§ PROBLEM REQUIREMENTS: All of the data must be printed exactly; please include every line.
— Start —
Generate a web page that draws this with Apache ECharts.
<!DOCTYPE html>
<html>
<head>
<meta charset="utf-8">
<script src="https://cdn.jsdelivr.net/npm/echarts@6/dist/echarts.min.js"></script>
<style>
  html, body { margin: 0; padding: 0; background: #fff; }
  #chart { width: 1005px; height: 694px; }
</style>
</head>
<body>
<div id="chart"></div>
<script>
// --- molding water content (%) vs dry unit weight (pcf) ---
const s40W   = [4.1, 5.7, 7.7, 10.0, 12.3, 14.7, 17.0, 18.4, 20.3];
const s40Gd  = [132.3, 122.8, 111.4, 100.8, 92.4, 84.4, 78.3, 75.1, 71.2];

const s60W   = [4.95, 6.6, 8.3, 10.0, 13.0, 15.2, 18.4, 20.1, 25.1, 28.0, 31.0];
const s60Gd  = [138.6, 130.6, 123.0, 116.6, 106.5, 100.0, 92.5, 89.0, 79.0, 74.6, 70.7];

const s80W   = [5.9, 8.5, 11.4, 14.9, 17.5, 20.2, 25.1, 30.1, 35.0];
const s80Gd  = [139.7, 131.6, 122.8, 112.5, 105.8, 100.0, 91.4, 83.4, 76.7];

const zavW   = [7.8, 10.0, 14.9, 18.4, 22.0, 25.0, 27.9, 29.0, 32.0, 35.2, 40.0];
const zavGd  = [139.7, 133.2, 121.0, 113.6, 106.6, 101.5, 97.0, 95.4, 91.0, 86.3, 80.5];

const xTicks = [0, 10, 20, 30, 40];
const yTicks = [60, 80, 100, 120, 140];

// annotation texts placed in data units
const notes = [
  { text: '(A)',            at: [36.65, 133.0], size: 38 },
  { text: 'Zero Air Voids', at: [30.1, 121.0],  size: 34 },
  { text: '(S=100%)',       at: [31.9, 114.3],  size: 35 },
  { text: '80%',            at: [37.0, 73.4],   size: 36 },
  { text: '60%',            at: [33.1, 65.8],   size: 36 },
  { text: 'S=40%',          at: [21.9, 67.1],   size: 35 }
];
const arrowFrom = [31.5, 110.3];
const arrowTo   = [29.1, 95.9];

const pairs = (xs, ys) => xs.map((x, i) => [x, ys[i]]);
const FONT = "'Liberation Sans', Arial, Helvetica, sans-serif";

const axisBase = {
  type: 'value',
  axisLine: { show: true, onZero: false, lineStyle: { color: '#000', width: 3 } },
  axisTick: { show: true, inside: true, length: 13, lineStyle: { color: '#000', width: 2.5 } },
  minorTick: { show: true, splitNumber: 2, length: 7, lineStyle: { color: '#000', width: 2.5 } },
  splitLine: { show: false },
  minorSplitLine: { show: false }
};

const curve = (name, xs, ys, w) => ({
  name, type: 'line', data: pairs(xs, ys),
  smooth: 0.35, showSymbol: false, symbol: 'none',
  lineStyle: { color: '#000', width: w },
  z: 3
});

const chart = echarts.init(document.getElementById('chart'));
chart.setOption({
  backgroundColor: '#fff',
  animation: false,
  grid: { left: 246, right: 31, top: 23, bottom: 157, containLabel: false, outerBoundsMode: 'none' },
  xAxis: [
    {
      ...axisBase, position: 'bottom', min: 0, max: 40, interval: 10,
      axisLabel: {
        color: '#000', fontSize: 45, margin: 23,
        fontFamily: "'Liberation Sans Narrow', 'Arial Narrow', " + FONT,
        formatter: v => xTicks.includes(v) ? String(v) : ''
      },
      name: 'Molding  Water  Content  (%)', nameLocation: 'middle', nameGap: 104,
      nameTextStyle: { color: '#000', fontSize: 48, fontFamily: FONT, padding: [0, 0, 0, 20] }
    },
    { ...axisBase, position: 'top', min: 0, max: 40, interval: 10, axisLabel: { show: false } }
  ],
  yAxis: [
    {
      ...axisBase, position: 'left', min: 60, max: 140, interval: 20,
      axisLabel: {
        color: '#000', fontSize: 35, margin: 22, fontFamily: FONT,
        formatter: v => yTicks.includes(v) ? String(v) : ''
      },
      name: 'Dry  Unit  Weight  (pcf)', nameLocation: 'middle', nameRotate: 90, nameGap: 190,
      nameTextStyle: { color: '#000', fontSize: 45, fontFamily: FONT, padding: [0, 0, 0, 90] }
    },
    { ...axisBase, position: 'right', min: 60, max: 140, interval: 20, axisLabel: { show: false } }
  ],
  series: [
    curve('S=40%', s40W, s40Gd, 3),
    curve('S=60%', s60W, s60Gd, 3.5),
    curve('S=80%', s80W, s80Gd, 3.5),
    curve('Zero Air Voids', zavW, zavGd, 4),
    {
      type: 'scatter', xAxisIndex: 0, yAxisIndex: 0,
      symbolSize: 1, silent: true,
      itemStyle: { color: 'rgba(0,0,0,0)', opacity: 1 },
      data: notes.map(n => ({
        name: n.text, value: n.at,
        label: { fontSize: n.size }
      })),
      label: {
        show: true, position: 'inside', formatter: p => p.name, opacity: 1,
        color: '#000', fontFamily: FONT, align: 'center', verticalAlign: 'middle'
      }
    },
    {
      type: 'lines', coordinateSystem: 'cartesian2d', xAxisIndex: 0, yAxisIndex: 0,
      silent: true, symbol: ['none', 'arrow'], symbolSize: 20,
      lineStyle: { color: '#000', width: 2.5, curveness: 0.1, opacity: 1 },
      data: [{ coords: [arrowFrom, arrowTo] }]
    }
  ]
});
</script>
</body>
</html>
— End —
§ RESPONSE FOR THIS EXERCISE:
Generate a web page that draws this with Apache ECharts.
<!DOCTYPE html>
<html>
<head>
<meta charset="utf-8">
<script src="https://cdn.jsdelivr.net/npm/echarts@6/dist/echarts.min.js"></script>
<style>
  html, body { margin: 0; padding: 0; background: #fff; }
  #chart { width: 1005px; height: 694px; }
</style>
</head>
<body>
<div id="chart"></div>
<script>
// --- molding water content (%) vs dry unit weight (pcf) ---
const s40W   = [4.1, 5.7, 7.7, 10.0, 12.3, 14.7, 17.0, 18.4, 20.3];
const s40Gd  = [132.3, 122.8, 111.4, 100.8, 92.4, 84.4, 78.3, 75.1, 71.2];

const s60W   = [4.95, 6.6, 8.3, 10.0, 13.0, 15.2, 18.4, 20.1, 25.1, 28.0, 31.0];
const s60Gd  = [138.6, 130.6, 123.0, 116.6, 106.5, 100.0, 92.5, 89.0, 79.0, 74.6, 70.7];

const s80W   = [5.9, 8.5, 11.4, 14.9, 17.5, 20.2, 25.1, 30.1, 35.0];
const s80Gd  = [139.7, 131.6, 122.8, 112.5, 105.8, 100.0, 91.4, 83.4, 76.7];

const zavW   = [7.8, 10.0, 14.9, 18.4, 22.0, 25.0, 27.9, 29.0, 32.0, 35.2, 40.0];
const zavGd  = [139.7, 133.2, 121.0, 113.6, 106.6, 101.5, 97.0, 95.4, 91.0, 86.3, 80.5];

const xTicks = [0, 10, 20, 30, 40];
const yTicks = [60, 80, 100, 120, 140];

// annotation texts placed in data units
const notes = [
  { text: '(A)',            at: [36.65, 133.0], size: 38 },
  { text: 'Zero Air Voids', at: [30.1, 121.0],  size: 34 },
  { text: '(S=100%)',       at: [31.9, 114.3],  size: 35 },
  { text: '80%',            at: [37.0, 73.4],   size: 36 },
  { text: '60%',            at: [33.1, 65.8],   size: 36 },
  { text: 'S=40%',          at: [21.9, 67.1],   size: 35 }
];
const arrowFrom = [31.5, 110.3];
const arrowTo   = [29.1, 95.9];

const pairs = (xs, ys) => xs.map((x, i) => [x, ys[i]]);
const FONT = "'Liberation Sans', Arial, Helvetica, sans-serif";

const axisBase = {
  type: 'value',
  axisLine: { show: true, onZero: false, lineStyle: { color: '#000', width: 3 } },
  axisTick: { show: true, inside: true, length: 13, lineStyle: { color: '#000', width: 2.5 } },
  minorTick: { show: true, splitNumber: 2, length: 7, lineStyle: { color: '#000', width: 2.5 } },
  splitLine: { show: false },
  minorSplitLine: { show: false }
};

const curve = (name, xs, ys, w) => ({
  name, type: 'line', data: pairs(xs, ys),
  smooth: 0.35, showSymbol: false, symbol: 'none',
  lineStyle: { color: '#000', width: w },
  z: 3
});

const chart = echarts.init(document.getElementById('chart'));
chart.setOption({
  backgroundColor: '#fff',
  animation: false,
  grid: { left: 246, right: 31, top: 23, bottom: 157, containLabel: false, outerBoundsMode: 'none' },
  xAxis: [
    {
      ...axisBase, position: 'bottom', min: 0, max: 40, interval: 10,
      axisLabel: {
        color: '#000', fontSize: 45, margin: 23,
        fontFamily: "'Liberation Sans Narrow', 'Arial Narrow', " + FONT,
        formatter: v => xTicks.includes(v) ? String(v) : ''
      },
      name: 'Molding  Water  Content  (%)', nameLocation: 'middle', nameGap: 104,
      nameTextStyle: { color: '#000', fontSize: 48, fontFamily: FONT, padding: [0, 0, 0, 20] }
    },
    { ...axisBase, position: 'top', min: 0, max: 40, interval: 10, axisLabel: { show: false } }
  ],
  yAxis: [
    {
      ...axisBase, position: 'left', min: 60, max: 140, interval: 20,
      axisLabel: {
        color: '#000', fontSize: 35, margin: 22, fontFamily: FONT,
        formatter: v => yTicks.includes(v) ? String(v) : ''
      },
      name: 'Dry  Unit  Weight  (pcf)', nameLocation: 'middle', nameRotate: 90, nameGap: 190,
      nameTextStyle: { color: '#000', fontSize: 45, fontFamily: FONT, padding: [0, 0, 0, 90] }
    },
    { ...axisBase, position: 'right', min: 60, max: 140, interval: 20, axisLabel: { show: false } }
  ],
  series: [
    curve('S=40%', s40W, s40Gd, 3),
    curve('S=60%', s60W, s60Gd, 3.5),
    curve('S=80%', s80W, s80Gd, 3.5),
    curve('Zero Air Voids', zavW, zavGd, 4),
    {
      type: 'scatter', xAxisIndex: 0, yAxisIndex: 0,
      symbolSize: 1, silent: true,
      itemStyle: { color: 'rgba(0,0,0,0)', opacity: 1 },
      data: notes.map(n => ({
        name: n.text, value: n.at,
        label: { fontSize: n.size }
      })),
      label: {
        show: true, position: 'inside', formatter: p => p.name, opacity: 1,
        color: '#000', fontFamily: FONT, align: 'center', verticalAlign: 'middle'
      }
    },
    {
      type: 'lines', coordinateSystem: 'cartesian2d', xAxisIndex: 0, yAxisIndex: 0,
      silent: true, symbol: ['none', 'arrow'], symbolSize: 20,
      lineStyle: { color: '#000', width: 2.5, curveness: 0.1, opacity: 1 },
      data: [{ coords: [arrowFrom, arrowTo] }]
    }
  ]
});
</script>
</body>
</html>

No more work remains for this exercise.